U.S. ARMY LT. WILLIAM J. STYLES (right) and Capt. Richard Carey, 350th Bomb Squadron operations officer, and stand on the Danish fishing boat Bertha, with a man believed to be the fishing captain behind them. The ship rescued them after their plane, the Duration Plus Six, crashed in the North Sea due to heavy flak damage. They were captured shortly afterward. Lt. Styles was a prisoner of war until 1945.
The letter Ms. Berkery found among her father's possessions.
BY LINDA BERKERY
Memorial Day arrives between the last Sunday of Easter and Pentecost this year. But when I reflect on Memorial Day, I must go all the way back to Lent.
My father, Bill Styles, died in March 1975. Every March, I sort through his papers. This year, I found a fragile envelope tucked away at the back of his journal.
Four photos fell out, dated 1943. My heart jumped when I saw my father wearing torn clothing, leaning on a boat rail, strong waves pounding in the background. These were photos from the rescue.
"I remember you very well." Those five words from a stranger flew off the page as I read a letter I had never seen before. It was sent from the fisherman who saved my father from drowning when his B-17 crashed in the North Sea on July 25, 1943.
The skipper asked my father if the wounded men survived the war. He remembered them by name. My Lenten prayer became a search for the family of the skipper so I could return the letter and share the photos.
I knew a bit of the story. As I child, I pictured a kindly, Apostle-like fisherman with a boat close to shore. Dad was safe, I thought, but he became a prisoner, so maybe the fisherman wasn't that great after all. My child's mind never quite grasped the impact of the day.
As the plane "mushed" into the sea, copilot Dad and the pilot escaped. Two severely injured men were pushed through an overhead escape hatch by the rest of the crew. Those six brave "pushers" went down with the sinking plane.
Dad didn't know that a Danish fisherman and his crew had watched his plane drop through the sky. The skipper literally became a biblical "fisher of men." He saved them, comforted their spirits with smiles and set broken bones with splints made of fish crates.
One fisherman took photos. Dad gave him silk maps from his escape-evasion kit as a token of gratitude. They shared stories, broke bread and surely prayed. As they reached the shore, the skipper expressed sympathy, but threats to his own family meant that Dad was turned over to the authorities and spent nearly two years in a German POW camp.
Dad's story revealed Christ to me at every turn. As I heard Jesus weeping for His friend, Lazarus, I saw Dad's tears as his crewmates died. As I read of the agony in the garden, my father's fear came to mind. When I remembered Veronica wiping the face of Jesus, I reflected on the courageous woman at the pier who approached Dad, recording his name and address -- and then wrote an account for the underground press in Denmark and kept the rescue story alive.

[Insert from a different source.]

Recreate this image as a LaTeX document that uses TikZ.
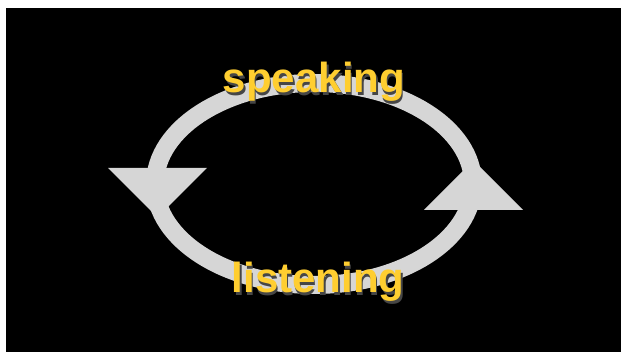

When I heard the crowds on Palm Sunday, I heard the Danes greeting Dad at sunrise, happy to see he had survived the crash. I heard their outraged protests when the German officials refused to treat the two men who were injured. My father handed over his only possessions: a crucifix on a chain, a cross, a watch and his dog tags.
Dad had been brought before guards, interrogated and confined in a POW camp, yet he held no bitterness. My father only told me of the kindness of the Danish fishermen and the beauty of the German forest.

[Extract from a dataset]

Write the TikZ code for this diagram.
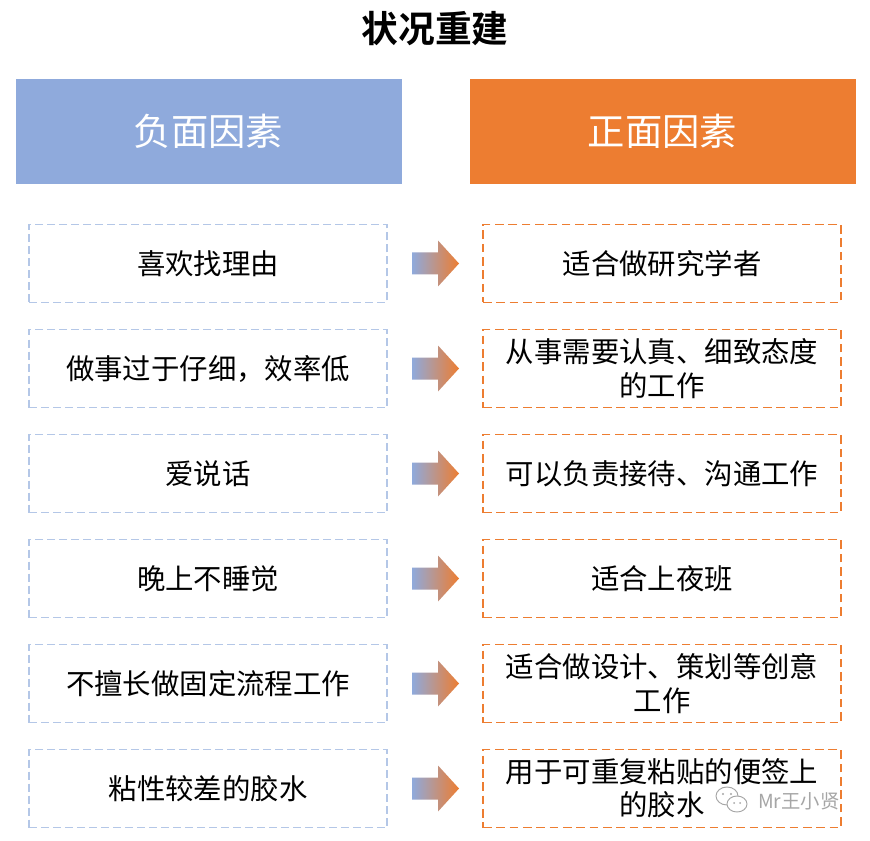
\documentclass[tikz,border=0pt]{standalone}
\usepackage{fontspec}
\setmainfont{Noto Sans CJK SC}[BoldFont={Noto Sans CJK SC Bold}]
\usetikzlibrary{calc}
\definecolor{hblue}{HTML}{8FAADC}
\definecolor{horange}{HTML}{ED7D31}
\definecolor{hpink}{HTML}{D89CA6}
\definecolor{dblue}{HTML}{B4C7E7}
\definecolor{wmgray}{HTML}{A6A6A6}
\begin{document}
\begin{tikzpicture}[x=0.75pt,y=-0.75pt,
  header/.style={minimum width=289.5pt,minimum height=78.75pt,inner sep=0pt,text=white,font=\fontsize{28}{32}\selectfont},
  negbox/.style={draw=dblue,line width=1.1pt,dash pattern=on 6pt off 3pt,minimum width=268.5pt,minimum height=58.5pt,inner sep=0pt,align=center,font=\fontsize{21.3}{25}\selectfont},
  posbox/.style={draw=horange,line width=1.4pt,dash pattern=on 6.5pt off 3.5pt,minimum width=268.5pt,minimum height=58.5pt,inner sep=0pt,align=center,font=\fontsize{21.3}{25}\selectfont},
]
\useasboundingbox (0,0) rectangle (870,841);
\fill[white] (0,0) rectangle (870,841);
\node[font=\bfseries\fontsize{27.5}{32}\selectfont] (title) at (435,29) {状况重建};
\node[header,fill=hblue] (hneg) at (208.5,131.5) {负面因素};
\node[header,fill=horange] (hpos) at (662.5,131.5) {正面因素};

\node[negbox] (n1) at (208,263.5) {喜欢找理由};
\node[negbox] (n2) at (208,368.5) {做事过于仔细，效率低};
\node[negbox] (n3) at (208,473.5) {爱说话};
\node[negbox] (n4) at (208,578.5) {晚上不睡觉};
\node[negbox] (n5) at (208,683.5) {不擅长做固定流程工作};
\node[negbox] (n6) at (208,788.5) {粘性较差的胶水};

\node[posbox] (p1) at (662,263.5) {适合做研究学者};
\node[posbox] (p2) at (662,368.5) {从事需要认真、细致态度\\的工作};
\node[posbox] (p3) at (662,473.5) {可以负责接待、沟通工作};
\node[posbox] (p4) at (662,578.5) {适合上夜班};
\node[posbox] (p5) at (662,683.5) {适合做设计、策划等创意\\工作};
\node[posbox] (p6) at (662,788.5) {用于可重复粘贴的便签上\\的胶水};

\foreach \i in {1,...,6}{
  \path (n\i.center) coordinate (c\i);
  \shade[left color=hblue,middle color=hpink,right color=horange]
    ($(c\i)+(204,-11)$) -- ($(c\i)+(230,-11)$) -- ($(c\i)+(230,-23)$) --
    ($(c\i)+(251,0)$) -- ($(c\i)+(230,23)$) -- ($(c\i)+(230,11)$) --
    ($(c\i)+(204,11)$) -- cycle;
}

% watermark
\begin{scope}[draw=wmgray,line width=0.7pt]
  \draw (727,796) ellipse [x radius=11,y radius=9];
  \draw[fill=white] (737,804) ellipse [x radius=10,y radius=8];
  \fill[wmgray] (723,794) circle (1.2) (731,794) circle (1.2) (734,803) circle (1) (740,803) circle (1);
\end{scope}
\node[text=wmgray,font=\fontsize{14.5}{17}\selectfont,anchor=west,inner sep=0pt] (wm) at (758,801) {Mr王小贤};
\end{tikzpicture}
\end{document}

At the Easter vigil, when I watched an adult kneel in the baptismal font for his baptism, I thought of my father in the waters of the frigid North Sea -- both men experiencing a new life. On Easter Tuesday, when I heard about Mary Magdalene searching at the empty tomb, I thought of my mother waiting at home, believing my father was dead.
During Easter week, connections spread. A Danish newspaper printed a two-page story online about Dad's rescue and my search. I found the skipper's daughter within hours. She had never heard the story or seen the photos, but heard the good news with great joy.

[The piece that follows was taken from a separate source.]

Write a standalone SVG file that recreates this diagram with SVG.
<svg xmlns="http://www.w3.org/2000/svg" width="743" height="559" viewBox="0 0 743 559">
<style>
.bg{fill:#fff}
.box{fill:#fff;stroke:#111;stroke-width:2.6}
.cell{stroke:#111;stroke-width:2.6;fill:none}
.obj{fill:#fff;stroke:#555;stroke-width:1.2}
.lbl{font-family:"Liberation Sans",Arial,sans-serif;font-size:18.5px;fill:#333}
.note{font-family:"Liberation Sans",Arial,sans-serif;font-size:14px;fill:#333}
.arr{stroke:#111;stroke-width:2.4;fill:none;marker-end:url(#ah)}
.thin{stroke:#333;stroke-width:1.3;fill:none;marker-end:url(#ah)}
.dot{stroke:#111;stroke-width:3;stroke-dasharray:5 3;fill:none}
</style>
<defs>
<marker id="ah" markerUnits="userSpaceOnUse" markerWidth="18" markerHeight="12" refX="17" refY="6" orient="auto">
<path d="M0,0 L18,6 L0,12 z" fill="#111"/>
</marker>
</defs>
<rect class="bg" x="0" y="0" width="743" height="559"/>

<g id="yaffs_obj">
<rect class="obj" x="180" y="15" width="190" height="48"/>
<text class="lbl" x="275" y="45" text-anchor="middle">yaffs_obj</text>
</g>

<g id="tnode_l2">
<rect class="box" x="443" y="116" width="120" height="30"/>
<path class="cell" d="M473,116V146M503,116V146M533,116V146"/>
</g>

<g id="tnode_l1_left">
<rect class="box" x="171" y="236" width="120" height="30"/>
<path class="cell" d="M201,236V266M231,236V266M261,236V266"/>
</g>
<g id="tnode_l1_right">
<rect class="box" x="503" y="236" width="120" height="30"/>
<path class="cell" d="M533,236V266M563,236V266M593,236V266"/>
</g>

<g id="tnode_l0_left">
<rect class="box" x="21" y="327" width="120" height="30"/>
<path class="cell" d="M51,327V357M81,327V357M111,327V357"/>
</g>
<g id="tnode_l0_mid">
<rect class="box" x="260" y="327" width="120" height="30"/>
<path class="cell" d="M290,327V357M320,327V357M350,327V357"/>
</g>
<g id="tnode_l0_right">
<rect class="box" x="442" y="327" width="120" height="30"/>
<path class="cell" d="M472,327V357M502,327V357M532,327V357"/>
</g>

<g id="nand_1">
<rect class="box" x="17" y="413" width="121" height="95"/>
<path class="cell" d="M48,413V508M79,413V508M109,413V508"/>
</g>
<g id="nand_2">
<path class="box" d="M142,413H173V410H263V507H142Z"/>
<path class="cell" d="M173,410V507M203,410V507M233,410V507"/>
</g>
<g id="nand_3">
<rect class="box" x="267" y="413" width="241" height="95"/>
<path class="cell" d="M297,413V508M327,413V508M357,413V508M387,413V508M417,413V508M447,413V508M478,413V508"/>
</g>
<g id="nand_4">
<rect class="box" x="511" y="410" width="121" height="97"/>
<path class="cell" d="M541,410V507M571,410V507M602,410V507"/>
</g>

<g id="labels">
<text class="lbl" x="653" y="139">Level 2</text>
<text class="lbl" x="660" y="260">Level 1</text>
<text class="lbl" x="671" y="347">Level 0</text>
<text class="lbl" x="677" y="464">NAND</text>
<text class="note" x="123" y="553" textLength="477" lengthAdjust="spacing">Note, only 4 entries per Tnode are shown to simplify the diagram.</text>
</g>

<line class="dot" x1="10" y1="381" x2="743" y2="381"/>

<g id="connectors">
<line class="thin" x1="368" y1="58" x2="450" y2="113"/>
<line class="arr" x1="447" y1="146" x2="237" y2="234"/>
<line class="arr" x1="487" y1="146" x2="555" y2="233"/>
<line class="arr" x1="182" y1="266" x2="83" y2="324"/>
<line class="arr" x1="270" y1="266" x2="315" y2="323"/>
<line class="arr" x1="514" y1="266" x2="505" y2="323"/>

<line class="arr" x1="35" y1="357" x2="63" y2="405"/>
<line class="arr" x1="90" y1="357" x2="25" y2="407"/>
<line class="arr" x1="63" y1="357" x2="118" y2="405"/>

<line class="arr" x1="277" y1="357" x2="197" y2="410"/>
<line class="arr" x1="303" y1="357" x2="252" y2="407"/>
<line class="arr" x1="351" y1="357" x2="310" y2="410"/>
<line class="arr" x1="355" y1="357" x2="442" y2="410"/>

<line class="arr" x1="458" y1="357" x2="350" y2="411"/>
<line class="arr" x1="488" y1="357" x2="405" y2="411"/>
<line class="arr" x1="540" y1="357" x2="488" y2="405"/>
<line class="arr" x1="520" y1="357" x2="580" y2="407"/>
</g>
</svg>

For the 50 days of the Easter season, my prayer took a modern twist. I made friends from around the world. I prayed in texts, in phone calls from Denmark, with families on Facebook and in poems with historians. Strangers became sisters when the daughters of the rescued crew members from 1943 communicated by social media in 2017.
Pentecost reminds us that language is not a barrier to kindness and love. I have found that truth. Several Danish families will soon come to America to greet the families of the four men rescued by their fathers. It will be an honor to embrace them.
On Memorial Day, I will place flowers and flags on my father's grave: the American flag and the Danish flag. I will open a package sent from Denmark and touch my father's silk map, the map he entrusted in 1943 to a kind fisherman. And I will place a cross over that map in gratitude, because the story of Dad's rescue leads to and flows from the cross of Christ.
(Ms. Berkery is pastoral associate for adult faith formation at Our Lady of the Assumption parish in Latham.)